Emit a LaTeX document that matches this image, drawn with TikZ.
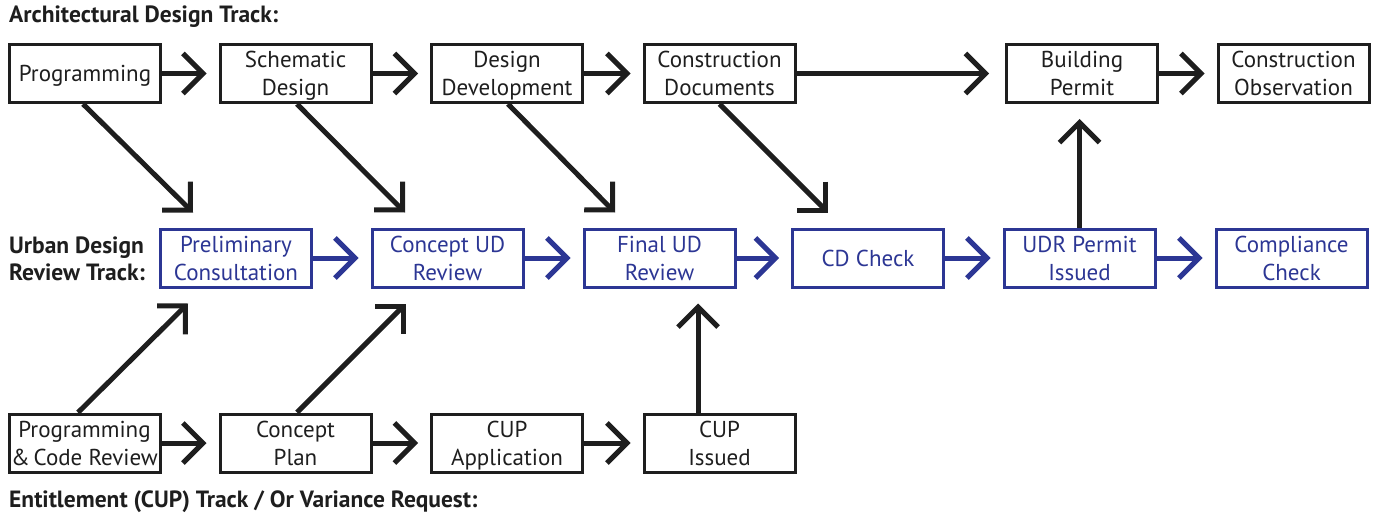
\documentclass[tikz,border=0pt]{standalone}
\usepackage{fontspec}
\setmainfont{PT Sans}
\usetikzlibrary{arrows.meta}
\definecolor{udblue}{RGB}{44,54,148}
\definecolor{ink}{RGB}{30,30,30}
\newcommand\bxs{\rule[-6pt]{0pt}{28pt}}
\tikzset{
  box/.style={draw=ink, line width=3pt, minimum width=151pt, minimum height=58pt, inner sep=0pt, align=center, text=ink, font=\fontsize{23}{28}\selectfont},
  bbox/.style={box, draw=udblue, text=udblue},
  arr/.style={draw=ink, line width=5pt, -{Straight Barb[length=20pt,width=40pt]}},
  barr/.style={arr, draw=udblue},
  hgap/.style={shorten >=12pt},
  lbl/.style={font=\bfseries\fontsize{23.5}{27}\selectfont, text=ink, inner sep=0pt, align=left}
}
\begin{document}
\begin{tikzpicture}[x=1pt,y=-1pt]
\useasboundingbox (0,0) rectangle (1378,516);
% labels
\node[lbl, anchor=base west] (tA) at (9,23) {Architectural Design Track:};
\node[lbl, anchor=base west] (tU1) at (9,253) {Urban Design};
\node[lbl, anchor=base west] (tU2) at (9,280) {Review Track:};
\node[lbl, anchor=base west] (tE) at (9,507) {Entitlement (CUP) Track / Or Variance Request:};
% top row
\node[box] (prog) at (85,73.5) {\bxs Programming};
\node[box] (sch) at (295.5,73.5) {\bxs Schematic\\\bxs Design};
\node[box] (dd) at (507,73.5) {\bxs Design\\\bxs Development};
\node[box] (cd) at (719.5,73.5) {\bxs Construction\\\bxs Documents};
\node[box] (bp) at (1082,73.5) {\bxs Building\\\bxs Permit};
\node[box] (co) at (1293.5,73.5) {\bxs Construction\\\bxs Observation};
% middle row
\node[bbox] (pre) at (236,258) {\bxs Preliminary\\\bxs Consultation};
\node[bbox] (cud) at (447.5,258) {\bxs Concept UD\\\bxs Review};
\node[bbox] (fud) at (659.5,258) {\bxs Final UD\\\bxs Review};
\node[bbox] (cdc) at (868,258) {\bxs CD Check};
\node[bbox] (udr) at (1079.5,258) {\bxs UDR Permit\\\bxs Issued};
\node[bbox] (cc) at (1291.5,258) {\bxs Compliance\\\bxs Check};
% bottom row
\node[box] (pcr) at (84.5,443) {\bxs Programming\\\bxs \&\,Code Review};
\node[box] (cp) at (295.5,443) {\bxs Concept\\\bxs Plan};
\node[box] (cupa) at (507,443) {\bxs CUP\\\bxs Application};
\node[box] (cupi) at (719.5,443) {\bxs CUP\\\bxs Issued};
% horizontal arrows top
\draw[arr,hgap] (prog) -- (sch);
\draw[arr,hgap] (sch) -- (dd);
\draw[arr,hgap] (dd) -- (cd);
\draw[arr,shorten >=16pt] (cd) -- (bp);
\draw[arr,hgap] (bp) -- (co);
% horizontal arrows middle
\draw[barr,hgap] (pre) -- (cud);
\draw[barr,hgap] (cud) -- (fud);
\draw[barr,hgap] (fud) -- (cdc);
\draw[barr,hgap] (cdc) -- (udr);
\draw[barr,hgap] (udr) -- (cc);
% horizontal arrows bottom
\draw[arr,hgap] (pcr) -- (cp);
\draw[arr,hgap] (cp) -- (cupa);
\draw[arr,hgap] (cupa) -- (cupi);
% diagonals from top
\draw[arr] ([xshift=-2pt]prog.south) -- ([xshift=-43pt,yshift=15pt]pre.north);
\draw[arr] ([xshift=1.5pt]sch.south) -- ([xshift=-42.5pt,yshift=15pt]cud.north);
\draw[arr] ([xshift=1pt]dd.south) -- ([xshift=-44.5pt,yshift=15pt]fud.north);
\draw[arr] (cd.south) -- ([xshift=-40pt,yshift=15pt]cdc.north);
% diagonals from bottom
\draw[arr] ([xshift=-6.5pt]pcr.north) -- ([xshift=-48pt,yshift=-15pt]pre.south);
\draw[arr] ([xshift=1.5pt]cp.north) -- ([xshift=-41.5pt,yshift=-15pt]cud.south);
\draw[arr] ([xshift=-21.5pt]cupi.north) -- ([xshift=38.5pt,yshift=-15pt]fud.south);
% up arrow
\draw[arr] (udr.north) -- ([yshift=-15pt]bp.south -| udr.north);
\end{tikzpicture}
\end{document}
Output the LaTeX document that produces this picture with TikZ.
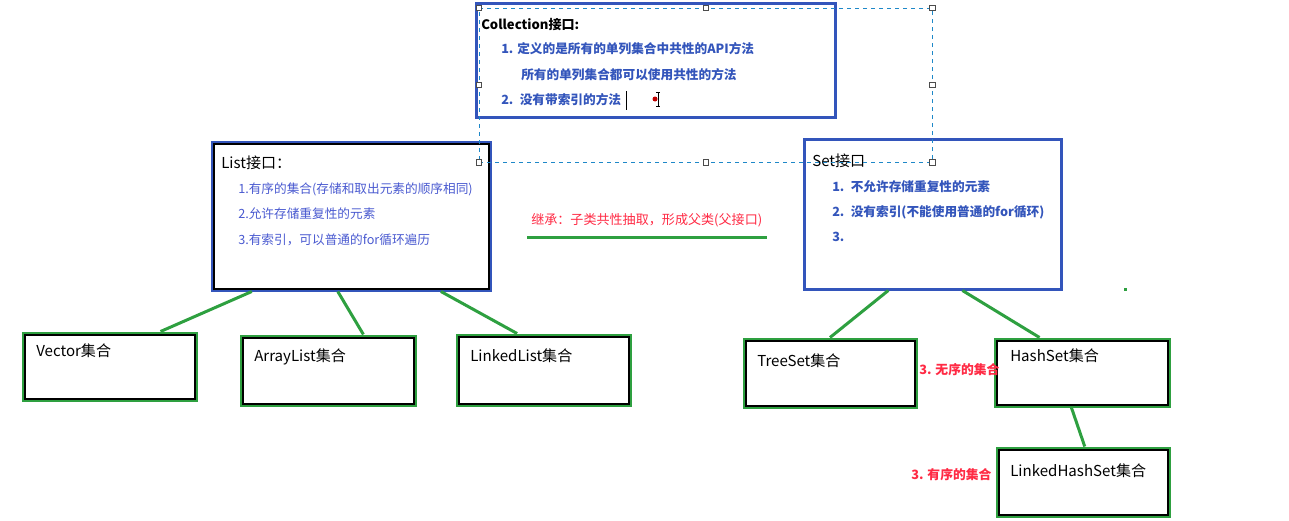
\documentclass[tikz,border=0pt]{standalone}
\usepackage{fontspec}
\setmainfont{Noto Sans CJK SC}
\usetikzlibrary{fit,calc}
\definecolor{boxblue}{HTML}{3355BB}
\definecolor{txtblue}{HTML}{4A5AD0}
\definecolor{linkgreen}{HTML}{2EA040}
\definecolor{notered}{HTML}{FF2A44}
\definecolor{selblue}{HTML}{1E88C8}

\begin{document}
\begin{tikzpicture}[x=0.75pt,y=-0.75pt]

\tikzset{bluebox/.style = {draw=boxblue,line width=2.25pt,inner sep=0pt}}
\tikzset{greenbox/.style = {draw=linkgreen,line width=2.25pt,inner sep=0pt}}
\tikzset{inner/.style = {draw=black,line width=1.5pt}}
\tikzset{link/.style = {linkgreen,line width=2.25pt}}
\tikzset{txt/.style = {anchor=west,inner sep=0pt,font=\fontsize{9.5pt}{11pt}\selectfont}}
\tikzset{title/.style = {txt,font=\fontsize{11.3pt}{13pt}\selectfont}}
\tikzset{point/.style = {txt,text=boxblue,font=\fontsize{9.5pt}{11pt}\selectfont\bfseries}}
\tikzset{listpoint/.style = {txt,text=txtblue}}
\tikzset{note/.style = {txt,text=notered,font=\fontsize{9.6pt}{11pt}\selectfont\bfseries}}
\tikzset{sel/.style = {draw=selblue,dashed,line width=0.6pt,inner sep=0pt}}
\tikzset{handle/.style = {draw=black!70,fill=white,line width=0.5pt,minimum size=4pt,inner sep=0pt}}

\useasboundingbox (0,0) rectangle (1289,521);

%interfaces
\node[bluebox, fit={(476,3) (835,117)}] (coll) {};
\node[bluebox, fit={(212,142) (490,290)}] (list) {};
\draw[inner] ([shift={(3,3)}]list.north west) rectangle ([shift={(-3,-3)}]list.south east);
\node[bluebox, fit={(804,139) (1061,289)}] (set) {};

%interface texts
\node[txt, font=\fontsize{9.8pt}{11pt}\selectfont\bfseries] (colltitle) at (481,25) {Collection接口:};
\node[point] (c1) at (501,49) {1. 定义的是所有的单列集合中共性的API方法};
\node[point] (c2) at (521,75) {所有的单列集合都可以使用共性的方法};
\node[point] (c3) at (501,100) {2.\enspace 没有带索引的方法};
\node[title] (listtitle) at (221,163) {List接口：};
\node[listpoint] (l1) at (238,189) {1.有序的集合(存储和取出元素的顺序相同)};
\node[listpoint] (l2) at (238,214) {2.允许存储重复性的元素};
\node[listpoint] (l3) at (238,240) {3.有索引，可以普通的for循环遍历};
\node[title] (settitle) at (812,161) {Set接口};
\node[point] (s1) at (832,187) {1.\enspace 不允许存储重复性的元素};
\node[point] (s2) at (832,212) {2.\enspace 没有索引(不能使用普通的for循环)};
\node[point] (s3) at (832,237) {3.};

%inheritance note
\node[txt, text=notered, font=\fontsize{9.8pt}{11pt}\selectfont] (inherit) at (531,220) {继承：子类共性抽取，形成父类(父接口)};
\coordinate (u1) at (527,237);
\coordinate (u2) at (767,237);
\draw[link] (u1) -- (u2);

%collections
\node[greenbox, fit={(23,333) (196,400)}] (vec) {};
\node[greenbox, fit={(241,336) (415,405)}] (arr) {};
\node[greenbox, fit={(457,335) (630,405)}] (lnk) {};
\node[greenbox, fit={(744,339) (916,407)}] (tree) {};
\node[greenbox, fit={(995,339) (1169,406)}] (hash) {};
\node[greenbox, fit={(997,448) (1169,516)}] (lhs) {};
\foreach \n in {vec,arr,lnk,tree,hash,lhs}
  \draw[inner] ([shift={(3,3)}]\n.north west) rectangle ([shift={(-3,-3)}]\n.south east);

\node[title] (vect) at (36,351) {Vector集合};
\node[title] (arrt) at (254,357) {ArrayList集合};
\node[title] (lnkt) at (470,356) {LinkedList集合};
\node[title] (treet) at (757,361) {TreeSet集合};
\node[title] (hasht) at (1010,356) {HashSet集合};
\node[title] (lhst) at (1010,471) {LinkedHashSet集合};

\node[note] (unordered) at (919,370) {3. 无序的集合};
\node[note] (ordered) at (911,475) {3. 有序的集合};

%edges
\draw[link] ($(list.south west)!.147!(list.south east)$) -- ($(vec.north west)!.79!(vec.north east)$);
\draw[link] ($(list.south west)!.453!(list.south east)$) -- ($(arr.north west)!.70!(arr.north east)$);
\draw[link] ($(list.south west)!.82!(list.south east)$) -- ($(lnk.north west)!.35!(lnk.north east)$);
\draw[link] ($(set.south west)!.33!(set.south east)$) -- ($(tree.north west)!.5!(tree.north east)$);
\draw[link] ($(set.south west)!.615!(set.south east)$) -- ($(hash.north west)!.26!(hash.north east)$);
\draw[link] ($(hash.south west)!.44!(hash.south east)$) -- ($(lhs.north west)!.51!(lhs.north east)$);

%selection frame and cursor
\node[sel, fit={(479,8) (932,162)}] (frame) {};
\foreach \a in {north west,north,north east,east,south east,south,south west,west}
  \node[handle] at (frame.\a) {};
\draw[black, line width=0.75pt] (626,91) -- (626,110);
\fill[red!75!black] (655,99) circle (2.5);
\draw[black, line width=0.6pt] (658,92) -- (658,106) (656,92) -- (660,92) (656,106) -- (660,106);
\fill[linkgreen] (1124,288) rectangle (1127,291);
\end{tikzpicture}
\end{document}
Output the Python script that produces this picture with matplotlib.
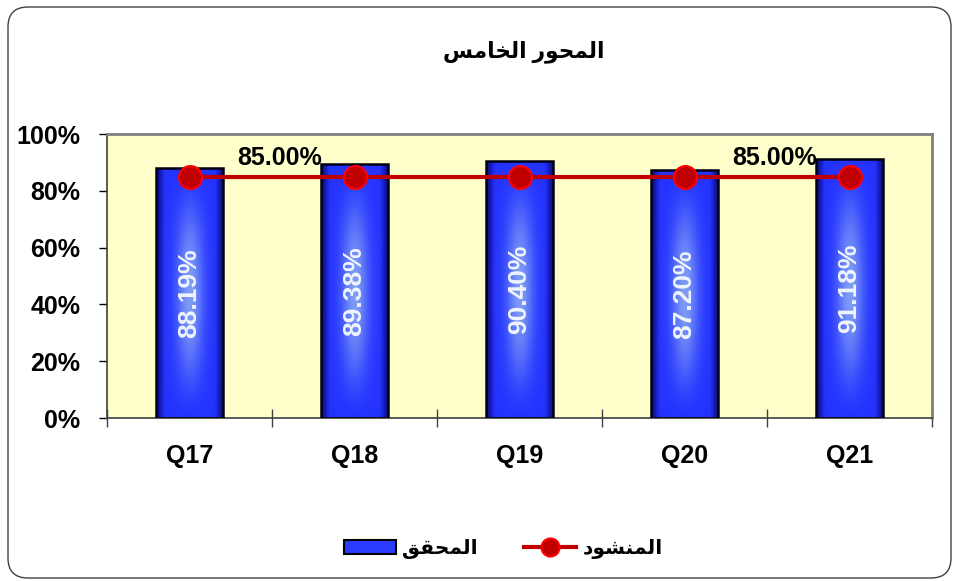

*-*-*

* _Written request_
Only the number is required: the count of lines containing the word "this".

* _Task solution_
3